I would expect Qlikview to behave in the same way instead of returning 243.59999999999 which is completely inaccurate.

Siva_Sankar · ‎2016-08-18

Joao,

Either you may reach out qliktech support team so that they can raise it as a bug and fix it in next release or will give explanation if there is a limition of this function.

-Siva

Report Inappropriate Content · ‎2016-08-18

Hi @siva sankar

I have logged a case with Qlikview Support I let you know how it goes.

marcus_sommer · ‎2016-08-18

For me it's not a bug else an intentionally designed behaviour - which had unfortunalely disadavantages - by using a relative simple method to process numbers (no data-types, limitating on max. 14 digits, no double-rounding or other overhead) to speed up the processing (and it worked). Each number-processing will have it's limitations and will be always a compromise between the accuracy and the needed CPU + RAM resources.

- Marcus

Report Inappropriate Content · ‎2016-08-18

This is the reply from support:

QlikView uses IEEE 754 64-bit double-precision binary floating-point format to store all numbers. This means that 64 bits are used to store a

number: One bit for the sign, 11 bits for the exponent and 52 bits for the number itself. A 52 bit number corresponds to approximately 15 significant

decimal digits. This means that QlikView can store integers up to 14 digits while preserving the exactness of the number. However, integers with more than 14 digits will be rounded to 14 significant digits.

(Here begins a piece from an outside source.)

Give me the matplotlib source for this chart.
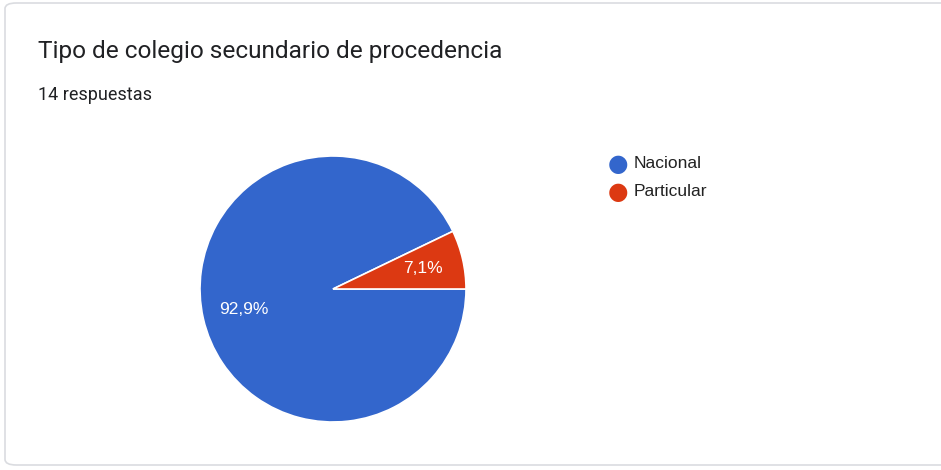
import matplotlib.pyplot as plt
from matplotlib.patches import FancyBboxPatch

title = "Tipo de colegio secundario de procedencia"
subtitle = "14 respuestas"
labels = ["Nacional", "Particular"]
counts = [13, 1]
colors = ["#3366cc", "#dc3912"]

plt.rcParams["font.family"] = ["Roboto", "DejaVu Sans"]

W, H = 941, 470
fig = plt.figure(figsize=(W / 100, H / 100), dpi=100)

# card background
card = FancyBboxPatch((5 / W, 5 / H), (W + 20) / W, (H - 8) / H,
                      boxstyle="round,pad=0,rounding_size=0.012",
                      transform=fig.transFigure, facecolor="white",
                      edgecolor="#dadce0", linewidth=1.2, zorder=-5)
fig.patches.append(card)

fig.text(38 / W, 1 - 52 / H, title, fontsize=17.6, color="#202124", va="center")
fig.text(38 / W, 1 - 95 / H, subtitle, fontsize=13, color="#202124", va="center")

# pie centred at (333, 289) px, radius 133 px
cx, cy, r = 333, 289, 133
ax = fig.add_axes([(cx - r) / W, (H - cy - r) / H, 2 * r / W, 2 * r / H])
ax.set_zorder(2)
wedges, _, autotexts = ax.pie(
    counts, colors=colors, startangle=0, counterclock=False,
    autopct=lambda p: f"{p:.1f}%".replace(".", ","), pctdistance=0.69,
    wedgeprops=dict(edgecolor="white", linewidth=1.2),
    textprops=dict(color="white", fontsize=12.5, family=["Liberation Sans", "DejaVu Sans"]))
ax.set_xlim(-1, 1)
ax.set_ylim(-1, 1)
ax.set_aspect("equal")
ax.axis("off")

# legend
for i, (lab, col) in enumerate(zip(labels, colors)):
    y = 1 - (164 + 28 * i) / H
    fig.text(618 / W, y, "\u25cf", fontsize=17, color=col,
             family="DejaVu Sans", ha="center", va="center")
    fig.text(634 / W, y, lab, fontsize=12.5, color="#222222", va="center",
             family=["Liberation Sans", "DejaVu Sans"])

fig.savefig("out.png", dpi=100)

For non-integer numbers, the situation is slightly worse. Some fractional numbers can be stored in an exact form, e.g. 0.5 and 0.25, since

they have an exact binary counterpart. But others cannot, e.g. 0.1 and 0.2, since these do not have an exact binary counterpart. As a consequence, you very often have a “rounding error” in the 14th significant digit for non-integers...

These are not errors in QlikView. And they are not errors in IEEE 754 either. Rather, they represent errors in the expectation of binary floating point

numbers. It's simply that some values cannot be exactly represented as binary numbers, so you get rounding errors. There's no way around it...except for first converting the floating point number to an integer (by multiplication), leaving no decimal part, and thereafter rounding the integer accordingly and finally converting the integer back to a float (by division)…

Normally this kind of "rounding errors" are small and usually insignificant and should in most cases not influence the result of the analysis.